The UN nuclear watchdog said yesterday it would investigate allegations by Arab countries that Israel may have used ammunition containing depleted uranium during its 22-day military offensive in Gaza. Separately, Israel's army is said to have launched an inquiry into whether paratroopers used banned white phosphorus shells close to civilians during the Gaza offensive.
The Arab countries made the allegations in a letter to Director General Mohammed ElBaradei which was delivered by the Saudi Arabian ambassador. They asked the International Atomic Energy Agency to investigate the matter.
IAEA spokeswoman Melissa Fleming confirmed the receipt of the letter. "We are circulating the letter to member states and will investigate the matter to the extent of our ability," IAEA spokeswoman Fleming said.
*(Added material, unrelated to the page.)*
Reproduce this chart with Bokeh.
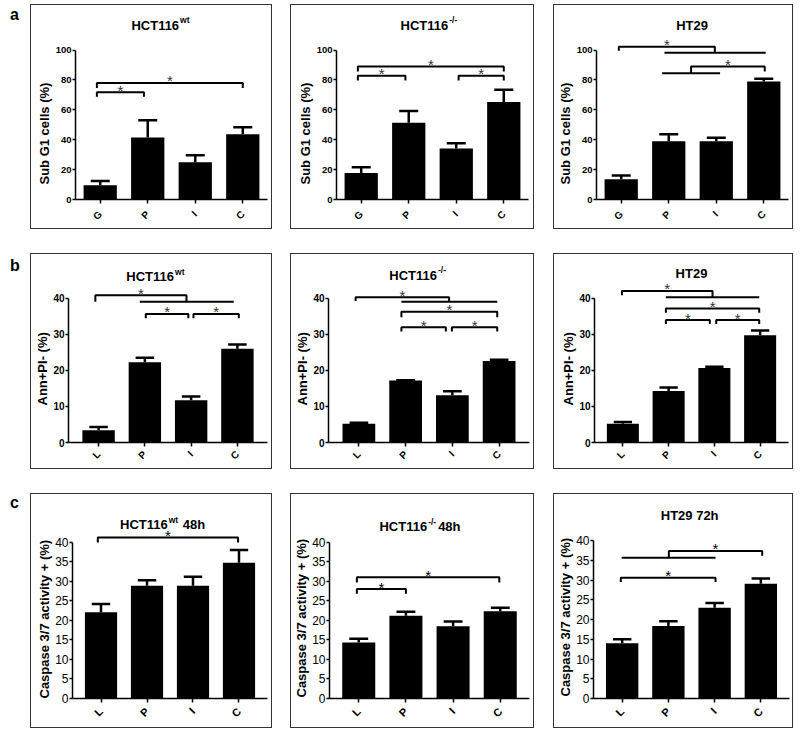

The exact course of action would be decided after consultation with member states.
The Israeli ambassador to the IAEA, Israel Michaeli, declined to comment.
Depleted uranium is a waste product of uranium enrichment and has a number of civilian and military applications, including its use in weapons to penetrate tanks and armor plating.
Depleted uranium could pose a health risk in the form of dust found at impact sites.
Israel's Haaretz newspaper reported yesterday that the probe in the alleged use of white phosphorus shells centered on the firing of some 20 shells "which are banned for use in populated areas" around Beit Lahiya in the northern Gaza Strip by a reserve parachute brigade.
An army spokesman told AFP it was not an official inquiry.
Haaretz said the army used two types of phosphorus shells and considered them as smoke bombs.
Under international law, white phosphorus is banned for use near civilians, but is permitted for creating a smokescreen.
The report came after Amnesty International alleged on Monday that Israel could be guilty of war crimes, saying the use of the shells in a civilian areas was "clear and undeniable".
Medics in Gaza reported treating dozens of people for burns caused by white phosphorus during Israel's 22-day offensive against the Hamas-ruled territory that killed more than 1,300 people before it ended on Sunday.
Israel has insisted that all weapons being used in its Gaza war were within the bounds of international law.
The substance is a toxic chemical agent, which can cause severe burns. Dispersed in artillery fire, it burns on contact with oxygen and creates a smokescreen in order to hide troop movements.